Çocuklar e(y)ğlenmek istiyor. Ey(ğ)lenirken arada bilgiler öğrenebileceklerinden bahsediyorlar. Hatta biri, iki saatlik dersin birinde öğretmenin ders işlemesine izin verdiğini ancak diğer ders saatinde ise öğrencilerle oyun oynamasını, sinema filmi izlemesini istiyor. Bir tanesi, bir öğrencinin hatta bir insanın yapmaması gereken her şeyi yapabileceğini ancak öğretmenlerinin bunu engellemek yerine mütemadiyen ona neden böyle davrandığını sorması ve kendisini bunları yapmaması konusunda ikna etmesini istiyor; ancak bu yapılmasına rağmen bir türlü ikna olmuyor. Çünkü okula ey(ğ)lenmeye geliyor ve en büyük ey(ğ)lencesi bu yaptıkları. Birçoğu derste öğretmenden öğretmen yerine abi, abla, arkadaş, dost olmasını, kendileriyle bol bol muhabbet edip dertleşmesini istiyor. Çok yakın arkadaşıyla oturamadığı, onunla sohbet edemediği için derse odaklanamayan öğrenciler de mevcut ve bu odaklanamamanın nedeni despot öğretmen tabi, öğrencimiz ey(ğ)lenemiyor, sıkılıyor.  Öğretmen olunca o öğrencilerine bu kadar gaddarca davranmayacak. Bunu dile getiren bazı öğrencilerin bu konularda arkalarında duran, onları bu konuda destekleyen çok bilinçli aileleri de var. Ancak pırıl pırıl gençler de bu zihniyet yüzünden daha yolun başında yok olup gidiyor. Çocuğunu çok seven(!) sevgiyi yanlış değerlendiren bazı ebeveynlerin bu konuda sorumluluğu yadsınamaz. Gerektiği gibi davranıp çocukları doğru yönlendirmek yerine onların sınırsız ey(ğ)lenme isteklerini destekledikleri için sorumlular.
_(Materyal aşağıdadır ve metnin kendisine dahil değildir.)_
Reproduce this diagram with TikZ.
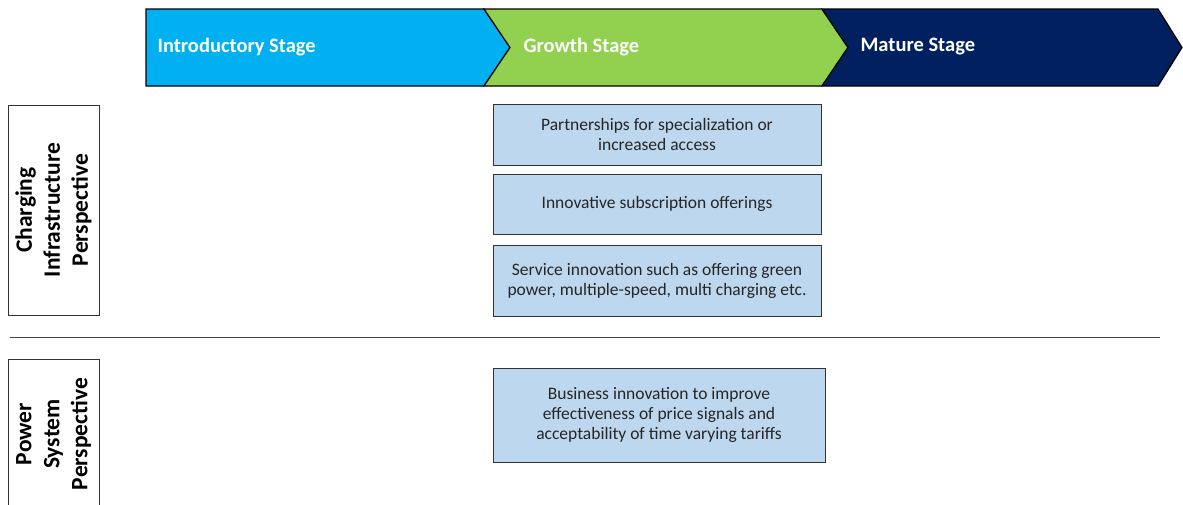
\documentclass[tikz,border=0pt]{standalone}
\usepackage{fontspec}
\setmainfont{Carlito}
\usepackage{xcolor}
\usetikzlibrary{positioning}
\definecolor{introblue}{HTML}{00B0F0}
\definecolor{growgreen}{HTML}{92D050}
\definecolor{maturenavy}{HTML}{002060}
\definecolor{ideafill}{HTML}{BDD7EE}
\definecolor{ideatext}{HTML}{262626}

\begin{document}
\begin{tikzpicture}[x=1pt,y=-1pt]
		\tikzstyle{every node}=[font=\fontsize{17.5}{20}\selectfont]
		\tikzstyle{stagelabel}=[font=\fontsize{20.5}{22}\selectfont\bfseries, text=white, anchor=west]
		\tikzstyle{idea}=[draw=black!80, line width=1pt, fill=ideafill, text=ideatext, align=center, minimum width=328pt, inner sep=0pt]
		\tikzstyle{view}=[draw=black!80, line width=0.8pt, rotate=90, align=center, minimum height=91pt, inner sep=0pt, font=\fontsize{23.5}{28}\selectfont\bfseries]
		\useasboundingbox (0,0) rectangle (1183,504);
		\clip (0,0) rectangle (1183,504);
		% stage chevrons
		\draw [line width=1.2pt, fill=introblue](146,9) -- (484,9) -- (510,47.5) -- (484,86) -- (146,86) -- cycle;
		\draw [line width=1.2pt, fill=growgreen](484,9) -- (822,9) -- (848,47.5) -- (822,86) -- (484,86) -- (510,47.5) -- cycle;
		\draw [line width=1.2pt, fill=maturenavy](822,9) -- (1158,9) -- (1182,47.5) -- (1158,86) -- (822,86) -- (848,47.5) -- cycle;
		\node [stagelabel] (intro) at (154,47) {Introductory Stage};
		\node [stagelabel] (growth) at (520,47) {Growth Stage};
		\node [stagelabel] (mature) at (857,47) {Mature Stage};
		% perspectives
		\node [view, minimum width=210pt] (charging) at (53.5,210) {Charging\\Infrastructure\\Perspective};
		\node [view, minimum width=150pt] (power) at (53.5,434) {Power\\System\\Perspective};
		\coordinate (sepL) at (10,337);
		\coordinate (sepR) at (1160,337);
		\draw [line width=1pt, black!75] (sepL) -- (sepR);
		% growth stage measures
		\node [idea, minimum height=61pt] (partner) at (657,134.5) {Partnerships for specialization or\\increased access};
		\node [idea, minimum height=60pt, below=8pt of partner] (subscr) {Innovative subscription offerings};
		\node [idea, minimum height=71pt, below=10pt of subscr] (service) {Service innovation such as offering green\\power, multiple-speed, multi charging etc.};
		\node [idea, minimum width=332pt, minimum height=94pt] (business) at (659,415) {Business innovation to improve\\effectiveness of price signals and\\acceptability of time varying tariffs};
	\end{tikzpicture}
\end{document}
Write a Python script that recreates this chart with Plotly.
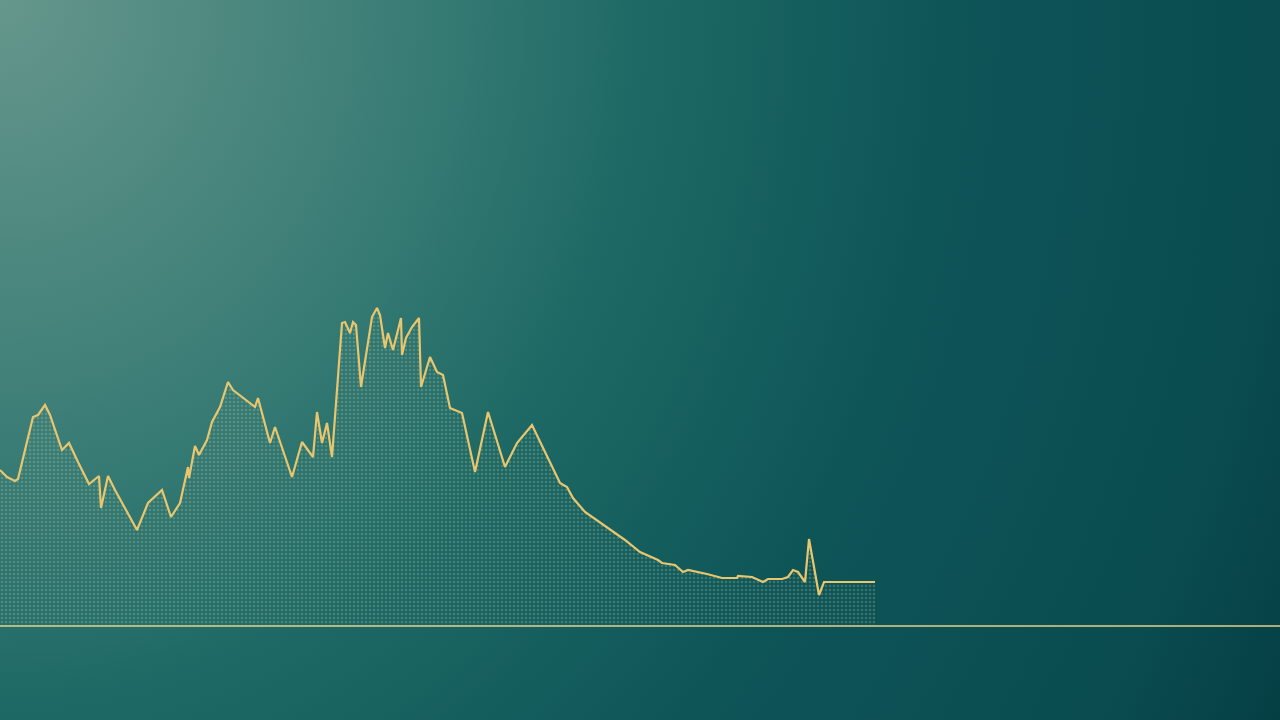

Düşünce yazılarına tekrar dönecek olursak. Bu düşünce yazılarında üretilen tek bir düşünce yok. Sadece başlığını duyup etkilendikleri ?ey(ğ)lenerek eğitimden? anladıkları öğretmen bizi ey(ğ)lendirsin, bizimle oyun oynasın, film seyredelim, muhabbet edelim. ?Ey(ğ)lenerek öğrenmek? de bu oluyor. Ancak -yazım hatası olmadan- eğlenerek öğrenmek için ise durum çok farklı. Öncelikle her dersin farklı metot ve materyallerinin olduğundan bu metot ve materyallerin hem üreticisinin hem de uygulayıcısının çoğunun öğrenciler olduğundan bihaberler. Eğlence kavramı burada üreten ürettikçe eğlenen, uyguladıkça eğlenen, öğrendikçe eğlenen anlamlarını taşıyor. Önce bunun farkına varmaları gerek ancak tek tek defalarca anlatılmasına rağmen çalışmadan, üretmeden ey(ğ)lenme isteklerinde ısrarcılar. Çünkü sadece kendi istedikleri şeyler çok öncelikli. Çocuklar ey(ğ)lenmeli? Televizyonda, radyoda, gazetede birileri çıkıp öyle dedi, sosyal medyada birileri hep sadece bunu fısıldıyor kulaklara ?eğlenerek öğrenin!?